Jan 8, 2021

RIA M&A 2020 Wrap Up & What to Expect in 2021

From small businesses to entertainment to our very freedom of movement and overall health, 2020 wreaked havoc on it all.

But what about M&A in the financial advisory space?

Incredibly, hardly a negative ripple was seen in the yearly numbers, as a quick analysis shows that after the 2nd quarter slowdown, deal activity in the RIA sector continued to march forward at a quick clip.

While for 90% of the country, 2020’s silver lining is difficult to find, the fact is, for the RIA M&A space, the clouds of March and April actually parted to reveal a golden era summer and fall.

That’s evident in the fact that, despite the pandemic, 2020 set a record for RIA mergers and acquisitions.

Why did this happen? Or, perhaps, a more appropriate question would be, “How did it happen?”

First, a recap of 2020.

The year began strong, with 34 transactions in the first quarter alone, matching that of the previous two record-setting quarters that closed out 2019. 1

However, in the face of COVID-19, M&A in the RIA space reflected the apprehension of the greater economy. Deals slowed as both buyers and sellers watched to see how the country would navigate the pandemic and the turbulence in the stock market.

As most would have predicted the slow-down in buying activity, perhaps fewer would have predicted the speed at the rebound in pace. David DeVoe, CEO of DeVoe & Company, in an interview with CityWire, said, “Now that the precious resource of time is becoming more available, we see advisors starting to engage in M&A with greater conviction.”

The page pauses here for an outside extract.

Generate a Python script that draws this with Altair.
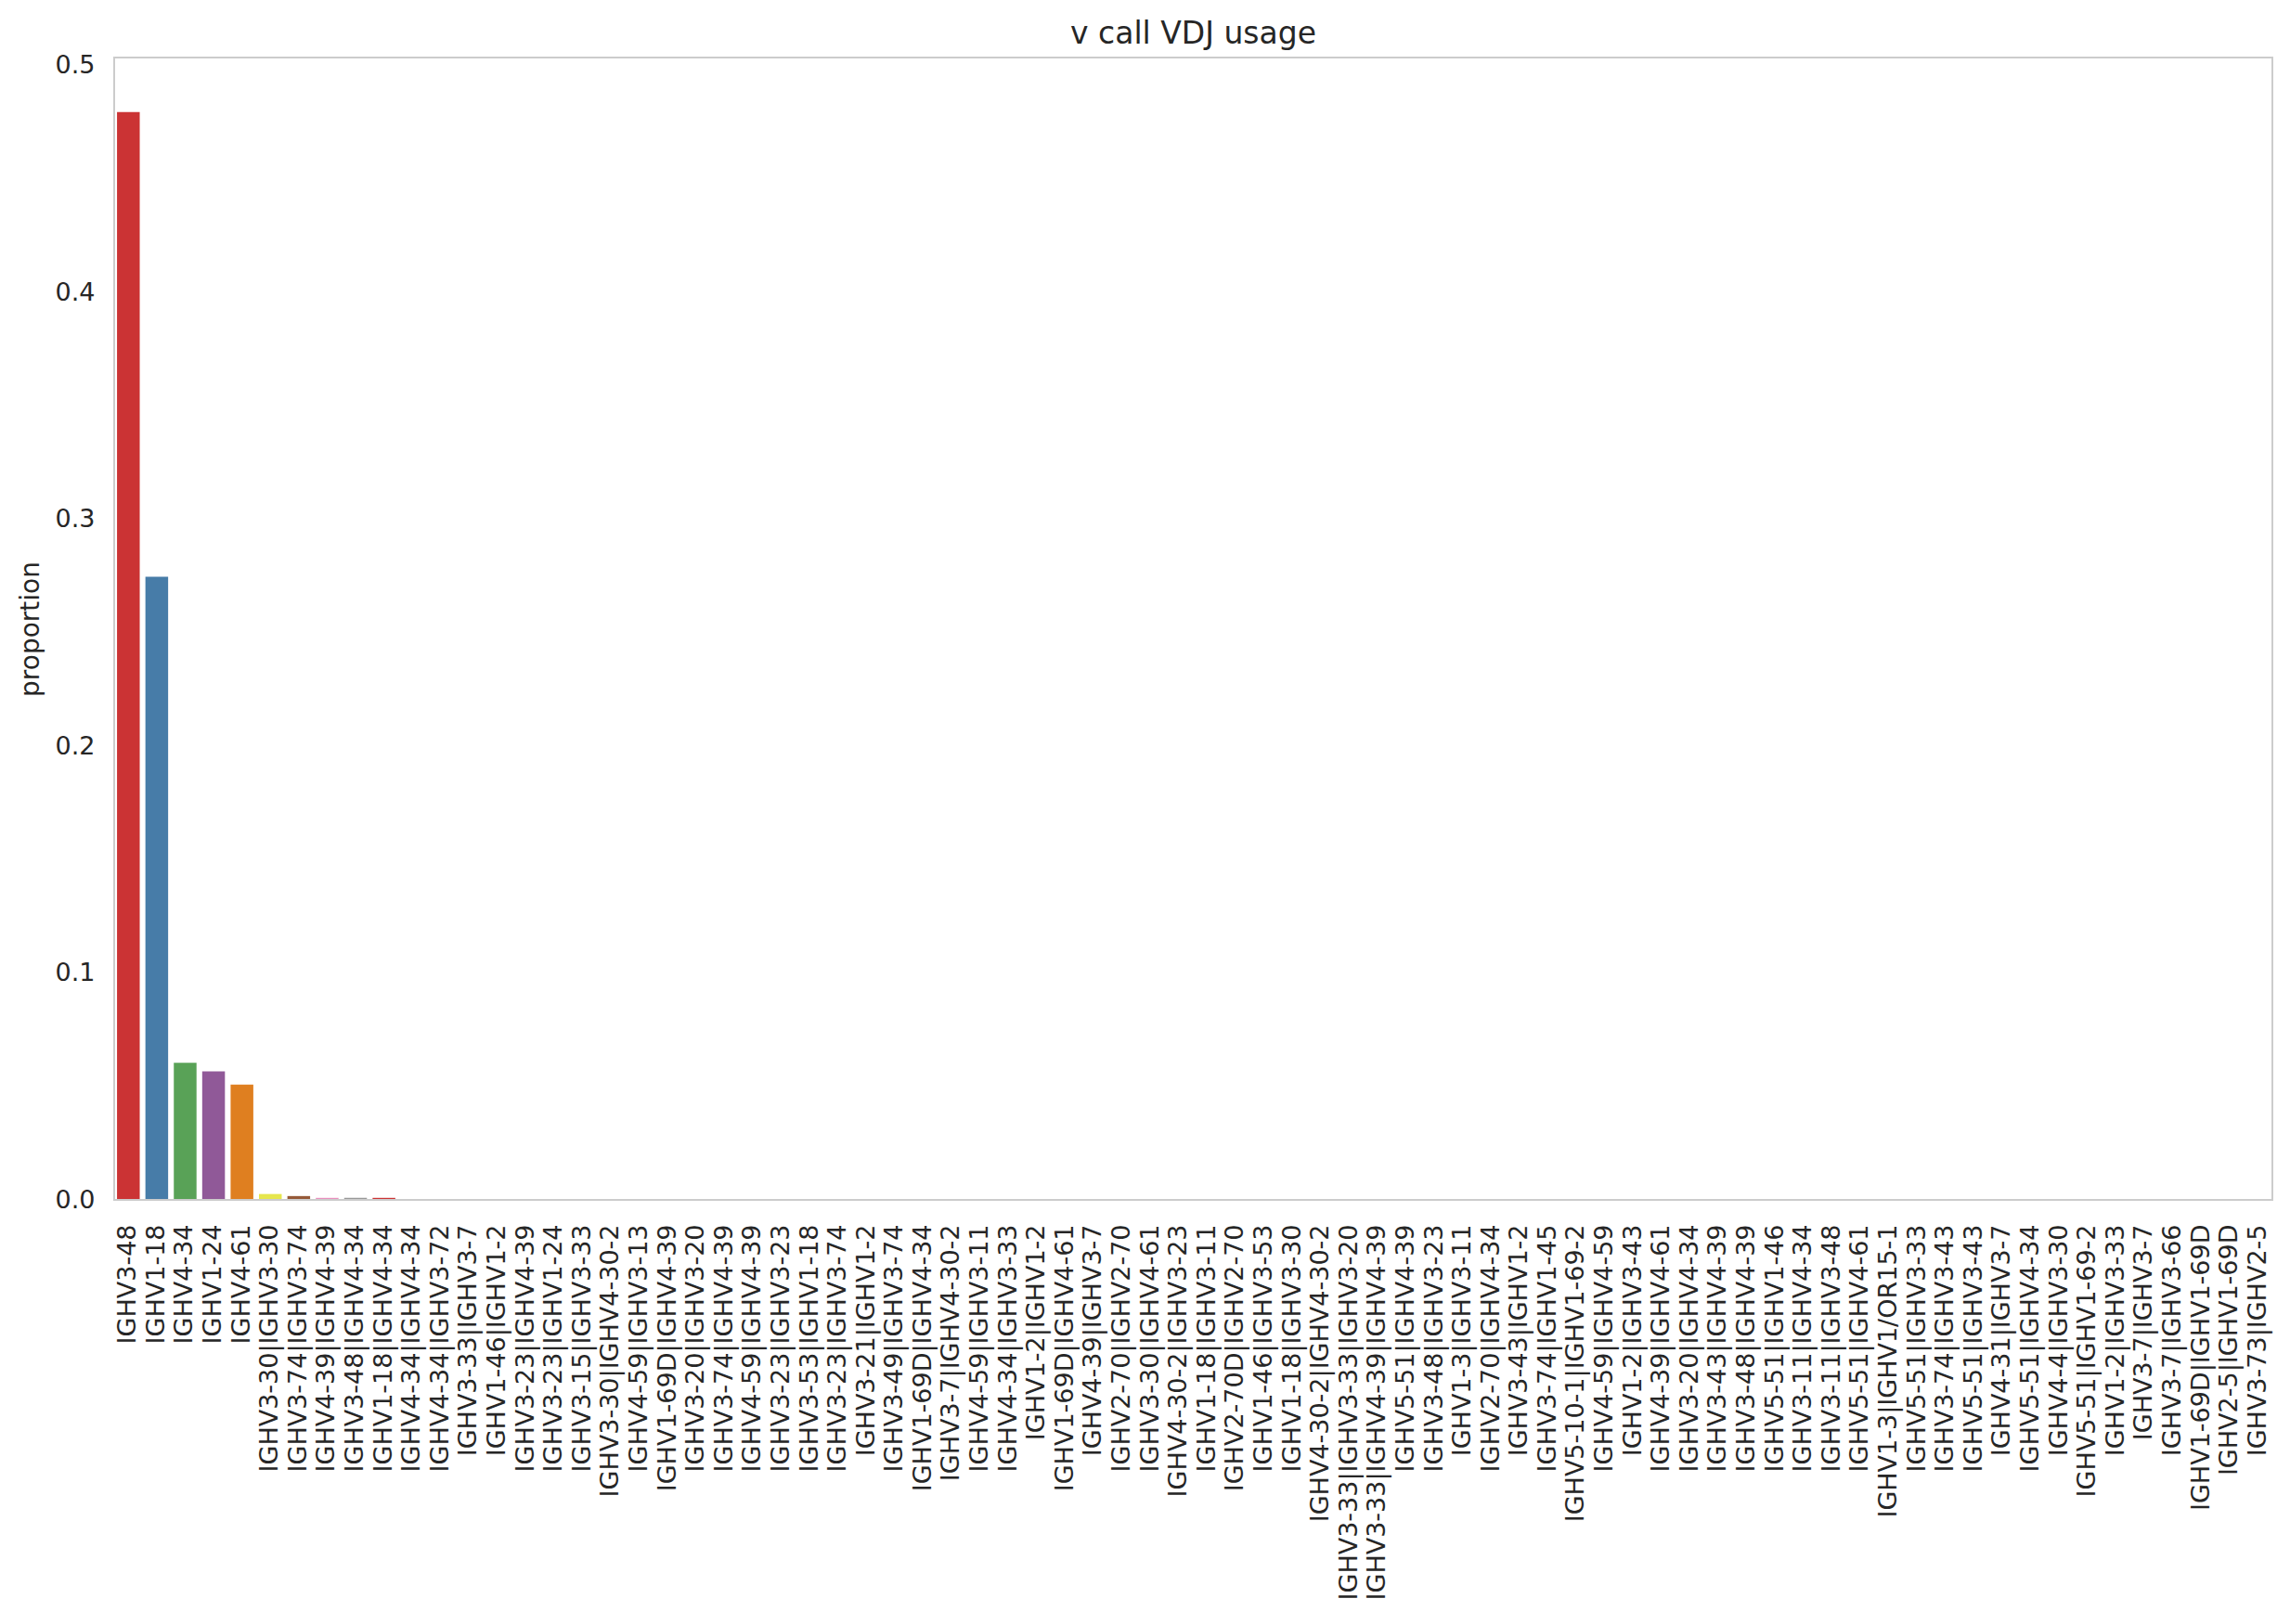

The third quarter proved to be a very busy one, making up for the second quarter lag with a total of 44 deals; which is an all-time single quarter record for the industry. 2

With the fourth quarter’s totals still being calculated, it seems clear, based on the first three quarters of the year, that the pandemic inspired many RIA principals to pull the trigger on transactions they may have long been considering. Case in point, even with the second quarter’s showing of 22 total transactions, the total number of RIA deals for 2020 will almost certainly set a new record. 2

Through the first three quarters of 2020, there were 111 total deals, placing the record of 132, set just last year in 2019, within reach. When 4th quarter numbers are released in January, it’s quite possible that 2019’s total will easily be bested. 2

What does 2021 look like?

When it comes to RIA M&A activity for 2021, what does the future hold?

In a word, “more.”

The current state of the economy at large, the struggle to recruit new clients in a pandemic age, and the realization that advisors need resources and capital to adapt and endure will most likely continue to lead to the frenzy of deals the industry has seen over the last several years.

Add to all that, the inexorable winds of a decade of change which show that even before COVID-19 – with a stray year here or there where deal totals were static – the number of transactions per year had been steadily increasing since the Great Recession in 2008.

With nearly 30,000 Broker-Dealer and RIA firms in business, the likelihood that M&A activity in 2021 will again set a record is high. More principals will likely consider entering into partnerships where they can create a succession plan that takes care of advisors and staff, take on a larger role at a bigger firm, or perhaps slow down and focus on creating more time with clients and loved ones.

After decades of very little change, well-run advisory firms, with their attractive, repeatable revenue streams and scalability, are desirable to business partners and investors. A possible dark cloud on the horizon could be for those firms whose growth is tied entirely to the market. In the event of a massive market retraction, valuations of firms could be negatively affected and potentially place the survival of vulnerable firms in doubt.

Proactive firms that begin 2021 with a resolution to focus on repeatable, sustainable growth and are constantly refining their near-term and long-term goals, will be in the best position for surviving and thriving during this period of change in the industry.